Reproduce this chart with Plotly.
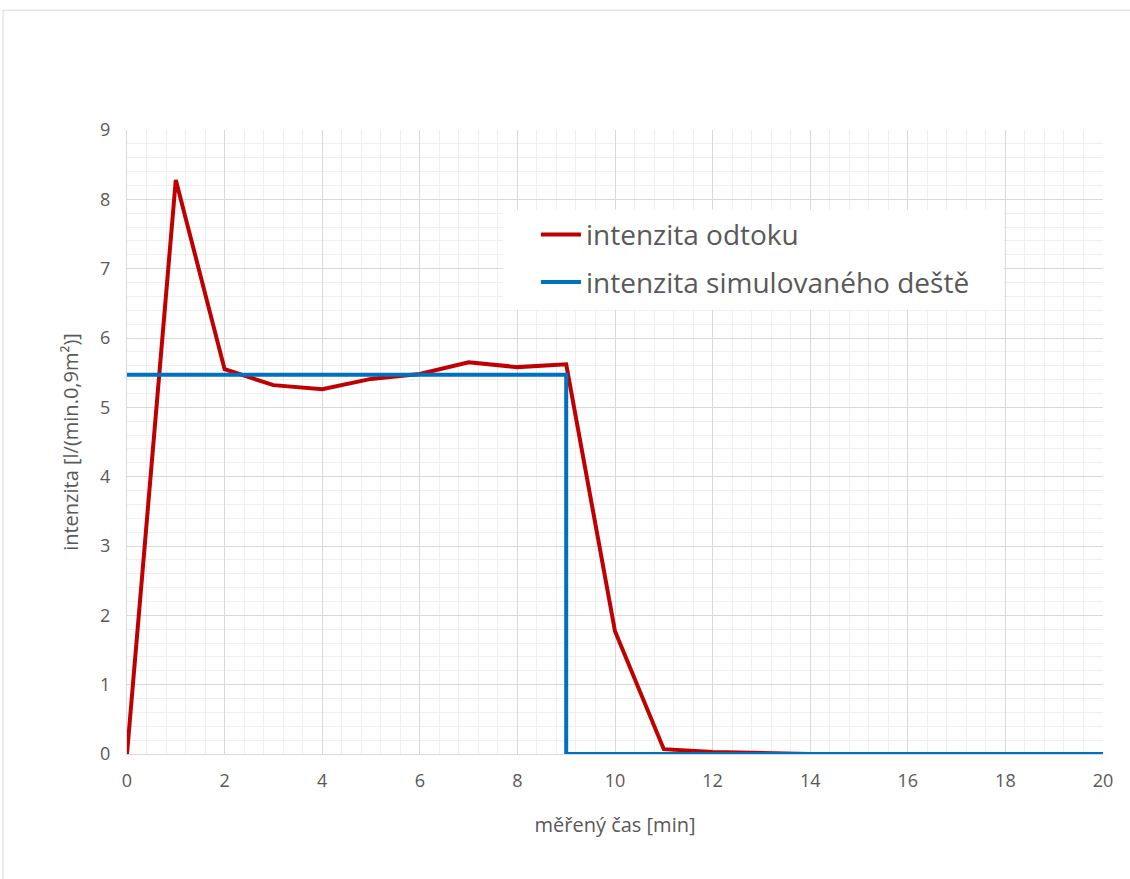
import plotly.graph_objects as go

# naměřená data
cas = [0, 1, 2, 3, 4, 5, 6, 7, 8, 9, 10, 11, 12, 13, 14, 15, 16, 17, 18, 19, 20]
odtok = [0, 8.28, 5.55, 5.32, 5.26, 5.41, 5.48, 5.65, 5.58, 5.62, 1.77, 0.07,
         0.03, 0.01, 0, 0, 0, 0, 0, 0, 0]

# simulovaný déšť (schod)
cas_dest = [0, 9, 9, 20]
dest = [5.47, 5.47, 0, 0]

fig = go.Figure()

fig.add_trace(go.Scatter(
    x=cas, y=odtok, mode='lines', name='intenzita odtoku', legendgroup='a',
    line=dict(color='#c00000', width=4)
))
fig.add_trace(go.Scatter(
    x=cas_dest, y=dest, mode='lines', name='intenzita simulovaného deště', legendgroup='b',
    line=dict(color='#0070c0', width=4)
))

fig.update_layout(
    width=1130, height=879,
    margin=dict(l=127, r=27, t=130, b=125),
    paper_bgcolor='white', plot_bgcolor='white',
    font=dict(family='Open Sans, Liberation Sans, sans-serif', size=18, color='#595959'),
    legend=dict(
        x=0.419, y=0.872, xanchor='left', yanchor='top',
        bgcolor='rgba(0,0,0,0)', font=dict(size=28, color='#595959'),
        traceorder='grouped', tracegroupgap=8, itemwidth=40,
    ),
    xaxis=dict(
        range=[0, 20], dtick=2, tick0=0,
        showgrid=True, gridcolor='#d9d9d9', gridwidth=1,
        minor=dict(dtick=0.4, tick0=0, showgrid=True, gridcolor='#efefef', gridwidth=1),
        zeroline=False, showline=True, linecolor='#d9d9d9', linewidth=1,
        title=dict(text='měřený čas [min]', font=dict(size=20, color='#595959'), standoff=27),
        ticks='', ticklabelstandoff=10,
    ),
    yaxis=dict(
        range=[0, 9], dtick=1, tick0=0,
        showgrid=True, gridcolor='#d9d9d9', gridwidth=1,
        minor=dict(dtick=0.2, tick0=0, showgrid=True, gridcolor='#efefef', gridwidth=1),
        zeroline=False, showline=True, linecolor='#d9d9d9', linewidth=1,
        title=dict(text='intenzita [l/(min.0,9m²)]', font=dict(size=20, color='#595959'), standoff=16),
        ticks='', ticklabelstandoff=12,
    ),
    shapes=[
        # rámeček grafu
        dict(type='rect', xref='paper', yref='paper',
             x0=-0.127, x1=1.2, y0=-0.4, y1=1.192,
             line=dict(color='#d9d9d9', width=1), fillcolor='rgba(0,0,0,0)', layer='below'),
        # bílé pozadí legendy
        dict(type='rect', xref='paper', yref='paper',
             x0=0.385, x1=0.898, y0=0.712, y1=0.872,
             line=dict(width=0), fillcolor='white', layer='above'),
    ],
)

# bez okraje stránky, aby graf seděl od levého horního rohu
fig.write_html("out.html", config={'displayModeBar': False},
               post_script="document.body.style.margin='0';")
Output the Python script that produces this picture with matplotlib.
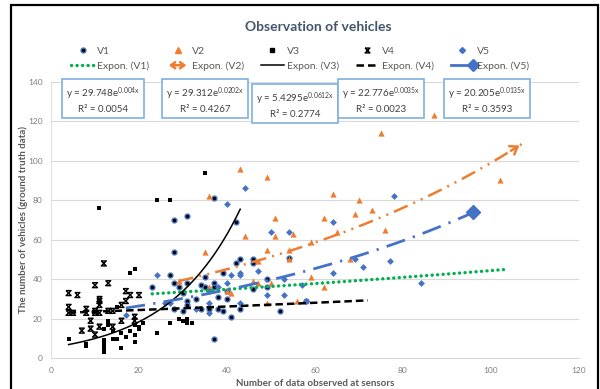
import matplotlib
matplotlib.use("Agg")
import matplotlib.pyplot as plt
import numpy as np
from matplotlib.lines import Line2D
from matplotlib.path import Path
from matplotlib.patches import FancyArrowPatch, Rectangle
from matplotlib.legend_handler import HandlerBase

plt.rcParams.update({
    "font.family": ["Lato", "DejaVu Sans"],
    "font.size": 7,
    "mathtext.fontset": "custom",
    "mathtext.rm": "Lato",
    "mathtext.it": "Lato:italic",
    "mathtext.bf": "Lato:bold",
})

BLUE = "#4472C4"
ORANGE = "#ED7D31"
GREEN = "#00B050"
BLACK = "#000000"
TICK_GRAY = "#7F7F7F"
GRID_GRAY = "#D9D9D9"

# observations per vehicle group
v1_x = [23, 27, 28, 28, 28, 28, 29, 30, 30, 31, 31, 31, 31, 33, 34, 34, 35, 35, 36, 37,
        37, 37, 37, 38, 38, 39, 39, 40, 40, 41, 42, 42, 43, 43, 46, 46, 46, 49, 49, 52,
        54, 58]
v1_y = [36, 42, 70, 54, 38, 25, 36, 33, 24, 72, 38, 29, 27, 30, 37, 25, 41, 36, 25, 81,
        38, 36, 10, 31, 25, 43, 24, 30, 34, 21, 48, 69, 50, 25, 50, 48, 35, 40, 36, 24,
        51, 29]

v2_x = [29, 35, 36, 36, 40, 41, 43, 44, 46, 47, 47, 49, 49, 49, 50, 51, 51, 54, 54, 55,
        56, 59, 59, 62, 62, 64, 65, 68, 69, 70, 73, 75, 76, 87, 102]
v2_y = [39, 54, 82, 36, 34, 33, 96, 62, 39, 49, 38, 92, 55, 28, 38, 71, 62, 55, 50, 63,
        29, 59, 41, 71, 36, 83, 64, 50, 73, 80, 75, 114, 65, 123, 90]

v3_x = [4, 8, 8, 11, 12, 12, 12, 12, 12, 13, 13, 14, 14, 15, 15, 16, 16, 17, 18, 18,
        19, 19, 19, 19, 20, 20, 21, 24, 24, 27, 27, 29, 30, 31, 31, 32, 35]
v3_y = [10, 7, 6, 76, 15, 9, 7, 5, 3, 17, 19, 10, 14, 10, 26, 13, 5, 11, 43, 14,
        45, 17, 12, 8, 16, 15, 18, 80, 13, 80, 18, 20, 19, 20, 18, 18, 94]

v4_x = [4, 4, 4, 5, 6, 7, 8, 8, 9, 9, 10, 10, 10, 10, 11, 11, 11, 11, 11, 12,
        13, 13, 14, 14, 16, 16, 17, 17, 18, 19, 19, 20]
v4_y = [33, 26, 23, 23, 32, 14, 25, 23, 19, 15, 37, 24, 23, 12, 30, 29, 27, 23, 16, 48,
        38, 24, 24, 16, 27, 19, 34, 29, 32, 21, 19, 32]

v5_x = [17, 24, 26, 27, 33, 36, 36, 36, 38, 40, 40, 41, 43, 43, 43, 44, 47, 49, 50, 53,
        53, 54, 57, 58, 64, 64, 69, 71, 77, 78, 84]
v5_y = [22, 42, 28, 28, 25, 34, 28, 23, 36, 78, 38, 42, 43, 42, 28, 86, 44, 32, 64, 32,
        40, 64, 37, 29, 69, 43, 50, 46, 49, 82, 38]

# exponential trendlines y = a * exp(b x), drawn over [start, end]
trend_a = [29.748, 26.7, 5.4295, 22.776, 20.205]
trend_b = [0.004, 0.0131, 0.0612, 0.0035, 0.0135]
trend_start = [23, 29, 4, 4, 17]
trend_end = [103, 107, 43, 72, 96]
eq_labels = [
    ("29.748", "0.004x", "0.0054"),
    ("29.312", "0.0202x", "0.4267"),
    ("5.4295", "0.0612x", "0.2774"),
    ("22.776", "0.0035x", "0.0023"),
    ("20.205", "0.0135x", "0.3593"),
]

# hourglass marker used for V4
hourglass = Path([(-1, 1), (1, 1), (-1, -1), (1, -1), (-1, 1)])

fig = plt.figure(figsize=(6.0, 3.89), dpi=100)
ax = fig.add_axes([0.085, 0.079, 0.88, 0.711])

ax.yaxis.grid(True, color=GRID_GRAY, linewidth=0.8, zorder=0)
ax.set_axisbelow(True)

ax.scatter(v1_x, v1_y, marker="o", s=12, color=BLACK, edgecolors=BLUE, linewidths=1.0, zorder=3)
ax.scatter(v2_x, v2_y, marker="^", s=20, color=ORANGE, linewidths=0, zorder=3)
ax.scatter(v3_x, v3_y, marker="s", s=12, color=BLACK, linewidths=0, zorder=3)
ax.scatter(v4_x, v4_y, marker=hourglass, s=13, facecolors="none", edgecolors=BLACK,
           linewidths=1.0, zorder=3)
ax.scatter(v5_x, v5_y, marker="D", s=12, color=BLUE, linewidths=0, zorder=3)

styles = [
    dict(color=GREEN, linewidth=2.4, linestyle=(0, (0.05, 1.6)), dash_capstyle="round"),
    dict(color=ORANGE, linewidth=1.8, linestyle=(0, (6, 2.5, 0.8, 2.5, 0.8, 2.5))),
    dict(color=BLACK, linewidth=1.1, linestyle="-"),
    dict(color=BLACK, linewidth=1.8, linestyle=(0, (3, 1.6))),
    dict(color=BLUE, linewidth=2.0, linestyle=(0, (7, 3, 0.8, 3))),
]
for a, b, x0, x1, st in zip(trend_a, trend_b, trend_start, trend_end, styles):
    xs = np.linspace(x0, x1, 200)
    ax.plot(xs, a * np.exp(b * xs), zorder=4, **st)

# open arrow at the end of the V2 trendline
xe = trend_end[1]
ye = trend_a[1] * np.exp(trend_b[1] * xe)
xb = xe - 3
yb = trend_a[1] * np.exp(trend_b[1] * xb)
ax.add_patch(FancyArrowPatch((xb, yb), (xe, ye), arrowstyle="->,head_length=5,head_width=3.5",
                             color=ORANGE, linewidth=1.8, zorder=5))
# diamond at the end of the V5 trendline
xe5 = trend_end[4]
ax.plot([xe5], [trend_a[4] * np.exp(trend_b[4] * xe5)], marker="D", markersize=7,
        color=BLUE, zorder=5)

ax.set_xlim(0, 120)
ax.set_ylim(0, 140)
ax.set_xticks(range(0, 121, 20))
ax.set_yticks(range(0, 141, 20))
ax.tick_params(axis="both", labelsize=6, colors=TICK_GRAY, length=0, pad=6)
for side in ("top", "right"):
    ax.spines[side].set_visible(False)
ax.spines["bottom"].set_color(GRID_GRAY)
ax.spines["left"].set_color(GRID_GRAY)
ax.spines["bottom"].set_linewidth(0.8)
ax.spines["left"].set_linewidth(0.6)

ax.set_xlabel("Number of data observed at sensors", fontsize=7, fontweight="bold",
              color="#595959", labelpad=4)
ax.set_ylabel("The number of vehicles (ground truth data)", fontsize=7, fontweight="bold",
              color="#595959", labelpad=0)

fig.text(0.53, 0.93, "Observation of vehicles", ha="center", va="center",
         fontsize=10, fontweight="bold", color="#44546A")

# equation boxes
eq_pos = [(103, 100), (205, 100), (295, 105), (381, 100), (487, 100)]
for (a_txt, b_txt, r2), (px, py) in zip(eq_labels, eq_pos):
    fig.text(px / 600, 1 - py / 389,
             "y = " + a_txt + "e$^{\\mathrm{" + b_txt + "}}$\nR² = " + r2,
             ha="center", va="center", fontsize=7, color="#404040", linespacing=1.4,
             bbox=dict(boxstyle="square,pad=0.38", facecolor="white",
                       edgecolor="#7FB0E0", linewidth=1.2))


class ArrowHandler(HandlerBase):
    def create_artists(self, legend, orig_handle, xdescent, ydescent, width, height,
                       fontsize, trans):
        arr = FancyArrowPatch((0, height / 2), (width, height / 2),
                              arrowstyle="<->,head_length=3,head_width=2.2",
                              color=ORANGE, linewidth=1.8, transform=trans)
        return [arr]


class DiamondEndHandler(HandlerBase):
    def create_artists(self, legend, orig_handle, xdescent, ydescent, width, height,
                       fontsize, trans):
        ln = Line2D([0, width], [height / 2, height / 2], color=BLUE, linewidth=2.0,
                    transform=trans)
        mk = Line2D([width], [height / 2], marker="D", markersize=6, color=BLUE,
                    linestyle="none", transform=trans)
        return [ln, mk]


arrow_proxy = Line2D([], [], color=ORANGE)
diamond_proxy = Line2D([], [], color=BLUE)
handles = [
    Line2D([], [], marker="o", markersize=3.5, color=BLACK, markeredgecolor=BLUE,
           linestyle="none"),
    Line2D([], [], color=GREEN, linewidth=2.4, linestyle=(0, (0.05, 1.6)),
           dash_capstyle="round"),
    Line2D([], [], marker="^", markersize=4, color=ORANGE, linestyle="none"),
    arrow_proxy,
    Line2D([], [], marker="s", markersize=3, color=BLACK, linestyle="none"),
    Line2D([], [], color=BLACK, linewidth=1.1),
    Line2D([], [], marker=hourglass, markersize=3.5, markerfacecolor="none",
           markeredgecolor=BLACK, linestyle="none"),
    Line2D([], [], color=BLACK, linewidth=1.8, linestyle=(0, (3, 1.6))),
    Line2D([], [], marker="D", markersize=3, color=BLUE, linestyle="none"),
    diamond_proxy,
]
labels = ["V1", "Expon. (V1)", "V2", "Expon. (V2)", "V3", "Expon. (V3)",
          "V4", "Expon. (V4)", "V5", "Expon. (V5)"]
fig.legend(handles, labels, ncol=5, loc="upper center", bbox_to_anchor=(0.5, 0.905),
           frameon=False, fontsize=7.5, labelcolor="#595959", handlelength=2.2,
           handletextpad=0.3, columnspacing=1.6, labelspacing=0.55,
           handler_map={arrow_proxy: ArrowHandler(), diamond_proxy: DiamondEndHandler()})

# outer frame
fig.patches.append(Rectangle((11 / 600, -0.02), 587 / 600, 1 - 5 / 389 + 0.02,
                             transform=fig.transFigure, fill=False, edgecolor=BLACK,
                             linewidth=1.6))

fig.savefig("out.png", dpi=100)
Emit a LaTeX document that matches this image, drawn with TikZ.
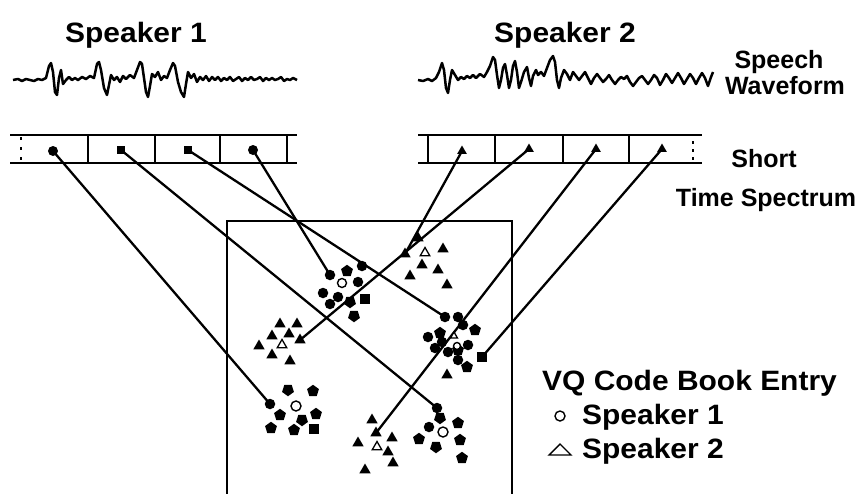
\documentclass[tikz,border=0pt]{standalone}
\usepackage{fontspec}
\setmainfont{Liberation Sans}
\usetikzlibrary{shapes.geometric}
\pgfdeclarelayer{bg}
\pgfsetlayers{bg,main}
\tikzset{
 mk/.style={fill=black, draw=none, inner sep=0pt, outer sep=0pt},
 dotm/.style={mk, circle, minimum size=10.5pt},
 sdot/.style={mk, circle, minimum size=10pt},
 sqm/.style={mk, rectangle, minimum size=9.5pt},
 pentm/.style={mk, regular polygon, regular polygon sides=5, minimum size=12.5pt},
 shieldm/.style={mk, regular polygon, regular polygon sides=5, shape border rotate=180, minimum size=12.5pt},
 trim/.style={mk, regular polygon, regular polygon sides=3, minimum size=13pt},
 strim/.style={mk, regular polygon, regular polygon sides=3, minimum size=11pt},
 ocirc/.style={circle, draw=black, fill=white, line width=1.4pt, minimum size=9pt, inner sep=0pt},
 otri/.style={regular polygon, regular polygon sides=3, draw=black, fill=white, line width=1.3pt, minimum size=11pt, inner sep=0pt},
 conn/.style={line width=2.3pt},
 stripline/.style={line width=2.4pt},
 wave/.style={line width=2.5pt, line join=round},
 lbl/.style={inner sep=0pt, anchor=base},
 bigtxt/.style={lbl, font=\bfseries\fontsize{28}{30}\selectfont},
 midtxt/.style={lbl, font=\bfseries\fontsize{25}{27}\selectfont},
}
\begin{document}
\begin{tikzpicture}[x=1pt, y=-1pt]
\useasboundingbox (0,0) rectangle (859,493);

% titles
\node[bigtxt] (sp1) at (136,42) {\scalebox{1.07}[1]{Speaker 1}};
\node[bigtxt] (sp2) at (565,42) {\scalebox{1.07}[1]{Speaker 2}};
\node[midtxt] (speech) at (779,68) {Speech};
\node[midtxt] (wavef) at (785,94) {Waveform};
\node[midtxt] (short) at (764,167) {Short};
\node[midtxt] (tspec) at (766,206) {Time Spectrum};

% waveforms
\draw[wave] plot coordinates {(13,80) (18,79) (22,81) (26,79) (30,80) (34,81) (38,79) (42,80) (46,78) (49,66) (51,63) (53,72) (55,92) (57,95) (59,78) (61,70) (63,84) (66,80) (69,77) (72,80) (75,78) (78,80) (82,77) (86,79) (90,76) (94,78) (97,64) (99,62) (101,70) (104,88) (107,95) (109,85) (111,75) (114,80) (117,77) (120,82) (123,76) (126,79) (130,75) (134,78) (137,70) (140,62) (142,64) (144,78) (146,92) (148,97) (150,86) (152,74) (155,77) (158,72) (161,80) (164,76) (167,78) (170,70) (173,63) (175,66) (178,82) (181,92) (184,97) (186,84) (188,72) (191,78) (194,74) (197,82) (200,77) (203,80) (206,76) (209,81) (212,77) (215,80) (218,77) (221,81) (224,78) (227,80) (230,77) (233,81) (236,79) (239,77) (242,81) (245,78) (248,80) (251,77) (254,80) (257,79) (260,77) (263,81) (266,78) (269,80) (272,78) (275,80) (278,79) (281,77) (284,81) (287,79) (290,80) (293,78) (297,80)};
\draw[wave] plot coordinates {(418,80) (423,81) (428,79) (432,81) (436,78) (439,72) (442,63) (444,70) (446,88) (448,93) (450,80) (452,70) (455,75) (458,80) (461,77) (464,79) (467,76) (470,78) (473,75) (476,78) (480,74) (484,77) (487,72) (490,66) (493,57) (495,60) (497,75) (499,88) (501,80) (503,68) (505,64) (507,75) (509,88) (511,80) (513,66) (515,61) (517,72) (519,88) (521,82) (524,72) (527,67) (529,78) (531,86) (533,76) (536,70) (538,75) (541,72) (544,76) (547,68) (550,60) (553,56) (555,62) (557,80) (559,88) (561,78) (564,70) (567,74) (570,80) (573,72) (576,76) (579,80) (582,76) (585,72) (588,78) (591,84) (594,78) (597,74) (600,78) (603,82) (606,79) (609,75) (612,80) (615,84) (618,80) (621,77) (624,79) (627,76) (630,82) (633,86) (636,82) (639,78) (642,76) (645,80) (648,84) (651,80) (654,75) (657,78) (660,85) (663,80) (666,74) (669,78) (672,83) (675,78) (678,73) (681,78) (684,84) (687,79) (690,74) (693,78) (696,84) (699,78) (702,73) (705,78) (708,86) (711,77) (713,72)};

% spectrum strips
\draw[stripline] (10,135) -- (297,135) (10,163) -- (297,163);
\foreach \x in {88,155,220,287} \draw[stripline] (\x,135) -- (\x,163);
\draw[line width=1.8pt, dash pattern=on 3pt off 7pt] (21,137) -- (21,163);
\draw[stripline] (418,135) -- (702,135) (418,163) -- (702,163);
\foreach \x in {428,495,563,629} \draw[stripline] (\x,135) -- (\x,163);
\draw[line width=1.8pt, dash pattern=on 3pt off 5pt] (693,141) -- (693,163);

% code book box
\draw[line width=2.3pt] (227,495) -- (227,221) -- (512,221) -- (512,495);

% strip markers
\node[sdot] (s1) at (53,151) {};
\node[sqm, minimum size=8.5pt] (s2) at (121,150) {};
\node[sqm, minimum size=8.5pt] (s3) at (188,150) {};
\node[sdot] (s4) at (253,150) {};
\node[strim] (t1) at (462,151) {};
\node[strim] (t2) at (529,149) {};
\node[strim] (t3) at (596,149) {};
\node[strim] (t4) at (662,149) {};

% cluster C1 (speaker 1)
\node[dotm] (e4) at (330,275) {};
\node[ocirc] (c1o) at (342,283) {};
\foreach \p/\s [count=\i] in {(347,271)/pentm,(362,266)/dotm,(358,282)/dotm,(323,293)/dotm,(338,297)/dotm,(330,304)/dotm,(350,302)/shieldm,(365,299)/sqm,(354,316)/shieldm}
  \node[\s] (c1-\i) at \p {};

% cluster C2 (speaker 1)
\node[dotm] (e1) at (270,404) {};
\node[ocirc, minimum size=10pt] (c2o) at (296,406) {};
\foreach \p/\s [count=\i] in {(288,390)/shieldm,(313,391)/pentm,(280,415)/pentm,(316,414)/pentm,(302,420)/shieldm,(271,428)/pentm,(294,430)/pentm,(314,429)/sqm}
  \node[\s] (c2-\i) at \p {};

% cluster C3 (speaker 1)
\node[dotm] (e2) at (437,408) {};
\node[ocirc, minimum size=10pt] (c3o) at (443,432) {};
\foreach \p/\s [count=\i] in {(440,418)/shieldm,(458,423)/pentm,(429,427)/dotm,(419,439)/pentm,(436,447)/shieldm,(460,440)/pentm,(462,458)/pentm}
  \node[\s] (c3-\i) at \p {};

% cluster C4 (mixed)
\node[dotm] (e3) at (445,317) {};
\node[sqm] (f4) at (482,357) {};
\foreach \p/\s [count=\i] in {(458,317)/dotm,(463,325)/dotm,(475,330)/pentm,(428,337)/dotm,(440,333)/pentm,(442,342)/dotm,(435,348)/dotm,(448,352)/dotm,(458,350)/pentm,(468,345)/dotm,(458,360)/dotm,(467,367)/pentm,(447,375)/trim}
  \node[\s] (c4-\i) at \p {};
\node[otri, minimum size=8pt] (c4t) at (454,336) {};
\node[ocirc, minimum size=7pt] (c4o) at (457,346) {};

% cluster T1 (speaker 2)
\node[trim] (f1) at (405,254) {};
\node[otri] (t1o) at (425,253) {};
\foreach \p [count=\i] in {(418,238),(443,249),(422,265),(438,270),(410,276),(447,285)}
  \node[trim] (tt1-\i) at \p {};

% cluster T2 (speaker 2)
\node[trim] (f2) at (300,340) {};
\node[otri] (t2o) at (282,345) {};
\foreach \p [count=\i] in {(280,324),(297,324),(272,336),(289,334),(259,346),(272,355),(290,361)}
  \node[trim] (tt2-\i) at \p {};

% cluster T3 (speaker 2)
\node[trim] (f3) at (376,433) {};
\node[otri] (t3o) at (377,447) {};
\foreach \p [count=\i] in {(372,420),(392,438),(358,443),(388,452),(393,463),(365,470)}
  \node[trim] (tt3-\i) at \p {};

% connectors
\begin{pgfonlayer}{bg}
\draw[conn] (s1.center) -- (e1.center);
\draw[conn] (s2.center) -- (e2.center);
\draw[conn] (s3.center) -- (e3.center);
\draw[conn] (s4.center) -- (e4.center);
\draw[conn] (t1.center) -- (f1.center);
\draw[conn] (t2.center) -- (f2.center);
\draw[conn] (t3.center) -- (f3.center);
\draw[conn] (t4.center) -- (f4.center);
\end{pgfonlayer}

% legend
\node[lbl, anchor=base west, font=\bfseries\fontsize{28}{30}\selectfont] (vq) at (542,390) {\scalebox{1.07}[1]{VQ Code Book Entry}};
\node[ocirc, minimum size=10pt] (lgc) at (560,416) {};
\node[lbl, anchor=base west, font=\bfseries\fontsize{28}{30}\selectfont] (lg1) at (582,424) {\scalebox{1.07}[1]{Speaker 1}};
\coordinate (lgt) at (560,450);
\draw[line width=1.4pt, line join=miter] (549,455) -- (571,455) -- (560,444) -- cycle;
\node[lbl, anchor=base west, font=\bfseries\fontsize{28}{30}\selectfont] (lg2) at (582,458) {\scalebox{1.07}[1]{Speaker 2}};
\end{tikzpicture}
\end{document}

• _What needs to be done_:
Beginning with the line above that contains "Emit a LaTeX" and finishing with the line that contains "(tspec) at (766,206)", print those lines exactly and only. Skip all pictures.

• _Task result_:
Emit a LaTeX document that matches this image, drawn with TikZ.
\documentclass[tikz,border=0pt]{standalone}
\usepackage{fontspec}
\setmainfont{Liberation Sans}
\usetikzlibrary{shapes.geometric}
\pgfdeclarelayer{bg}
\pgfsetlayers{bg,main}
\tikzset{
 mk/.style={fill=black, draw=none, inner sep=0pt, outer sep=0pt},
 dotm/.style={mk, circle, minimum size=10.5pt},
 sdot/.style={mk, circle, minimum size=10pt},
 sqm/.style={mk, rectangle, minimum size=9.5pt},
 pentm/.style={mk, regular polygon, regular polygon sides=5, minimum size=12.5pt},
 shieldm/.style={mk, regular polygon, regular polygon sides=5, shape border rotate=180, minimum size=12.5pt},
 trim/.style={mk, regular polygon, regular polygon sides=3, minimum size=13pt},
 strim/.style={mk, regular polygon, regular polygon sides=3, minimum size=11pt},
 ocirc/.style={circle, draw=black, fill=white, line width=1.4pt, minimum size=9pt, inner sep=0pt},
 otri/.style={regular polygon, regular polygon sides=3, draw=black, fill=white, line width=1.3pt, minimum size=11pt, inner sep=0pt},
 conn/.style={line width=2.3pt},
 stripline/.style={line width=2.4pt},
 wave/.style={line width=2.5pt, line join=round},
 lbl/.style={inner sep=0pt, anchor=base},
 bigtxt/.style={lbl, font=\bfseries\fontsize{28}{30}\selectfont},
 midtxt/.style={lbl, font=\bfseries\fontsize{25}{27}\selectfont},
}
\begin{document}
\begin{tikzpicture}[x=1pt, y=-1pt]
\useasboundingbox (0,0) rectangle (859,493);

% titles
\node[bigtxt] (sp1) at (136,42) {\scalebox{1.07}[1]{Speaker 1}};
\node[bigtxt] (sp2) at (565,42) {\scalebox{1.07}[1]{Speaker 2}};
\node[midtxt] (speech) at (779,68) {Speech};
\node[midtxt] (wavef) at (785,94) {Waveform};
\node[midtxt] (short) at (764,167) {Short};
\node[midtxt] (tspec) at (766,206) {Time Spectrum};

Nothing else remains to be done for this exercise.